Why it’s happening right now

Three things have converged.

First, winters have become more erratic. The UK still doesn’t get “deep winter” everywhere, but we do get sudden cold snaps, wet roads at low temperatures, and that deceptively dangerous mix of frost and rain. People don’t want to spend big money for conditions that might only show up five mornings a year - but they also don’t want to be the person stuck on a slight hill blocking everyone else.

Second, tyres have quietly become more complicated. All-season options are genuinely better than they were, EVs are heavier and chew through rubber differently, and “winter performance” now includes things like stopping distance in cold rain, not just snow grip.

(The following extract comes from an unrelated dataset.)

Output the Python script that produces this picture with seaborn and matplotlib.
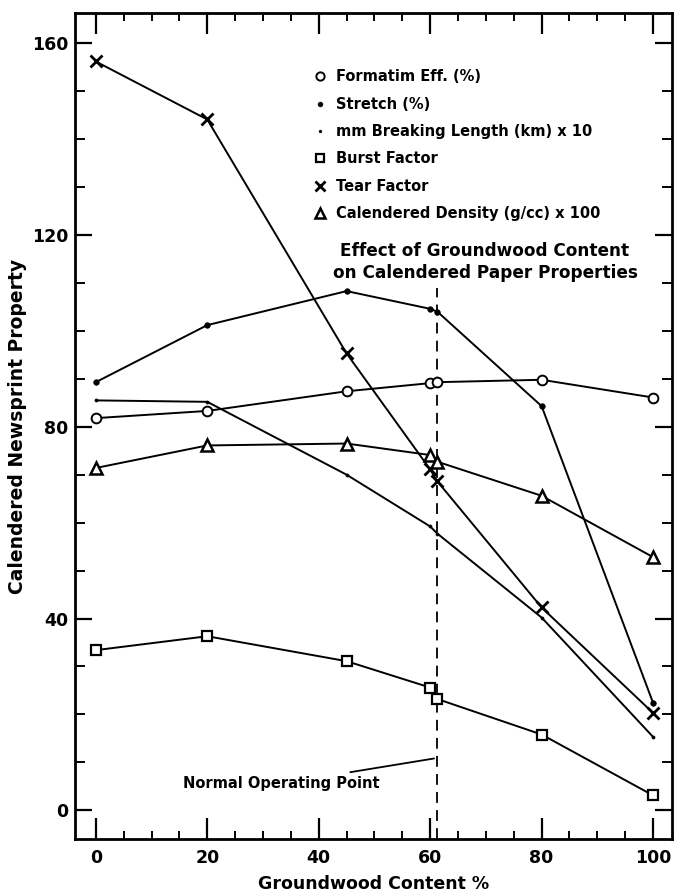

Third, social media has made it normal to ask for help in public. But the best advice only happens when you bring receipts: the tyre model, the tread depth, the date code, the typical roads you drive, and whether you park outside.

What drivers are actually changing (and what they’re not)

This trend isn’t about everyone suddenly buying a full winter wheel set. It’s about making one or two high-impact decisions early, before the first cold commute exposes the weak point.

The new checklist people are using

  • Tread depth, not just “looks fine”: the legal minimum is 1.6mm, but winter performance drops off well before that. Many drivers now treat 3mm as a practical winter line in the sand.
  • Tyre age: rubber hardens over time. Even with decent tread, older tyres can lose grip in the cold. People are checking the DOT code and getting nervous at 6–7 years.
  • Matching tyres across an axle: mixing patterns and compounds can feel “fine” in summer and become twitchy in cold wet conditions.
  • Pressure checks when temperatures drop: tyre pressures fall with colder air. A quick check can stop that vague, floaty feeling that makes winter driving tiring.

And the surprise: more people are accepting that “all-season” doesn’t mean “all situations”. It means fewer compromises, most of the time - if you choose well.

The one mistake that keeps showing up in winter threads

People focus on traction when pulling away. What catches them out is braking and cornering on cold wet roads.

A common story goes like this: the car moves off fine, so the tyres must be fine. Then a gentle roundabout, a slight downhill, a routine stop behind a bus - and the car doesn’t behave the way it did in October.

Winter driving is less about dramatic skids and more about tiny margins disappearing. The trend towards sharing real tyre details (and not just opinions) is basically an attempt to get those margins back.

How to join in without turning it into a project

You don’t need to become a tyre expert. You just need a few quick data points and a habit of checking them before winter, not during it.

A five-minute “show your working” routine

  1. Photograph your tyre sidewall (size, speed rating, load index).
  2. Measure tread depth on the inner, middle, and outer of at least one front and one rear tyre.
  3. Find the DOT date code (week/year) if it’s visible.
  4. Note your driving reality: urban stop-start, ungritted lanes, motorway miles, hills, parking outside.

That’s the difference between “Should I get new tyres?” and “Here’s what I have - is this safe for December?”

Small upgrades that matter more than people expect

  • A decent set of wiper blades before they start smearing.
  • Screenwash rated for lower temperatures, not the watered-down stuff that freezes at the worst time.
  • A check that your battery isn’t on its last legs (cold mornings expose weak batteries fast).
  • If you do lots of early starts: a de-icer and scraper in the car, not in the kitchen drawer.

None of it is exciting. All of it is the difference between an ordinary winter day and a stressful one.

Why this trend feels calmer than the old winter panic

The old pattern was reactive: wait for snow, then rush. The new pattern is quiet: check early, adjust lightly, and drive like the roads are going to surprise you.

There’s also something reassuring about it. When you’ve actually looked at your tread depth and tyre age, you stop negotiating with yourself in the dark at 7am. You know what you’re working with, and you know what you’ve decided.

And that’s what’s reshaping winter driving right now: not a new gadget, not a new law, but a small cultural shift towards evidence - shared, compared, and acted on before the temperature drops.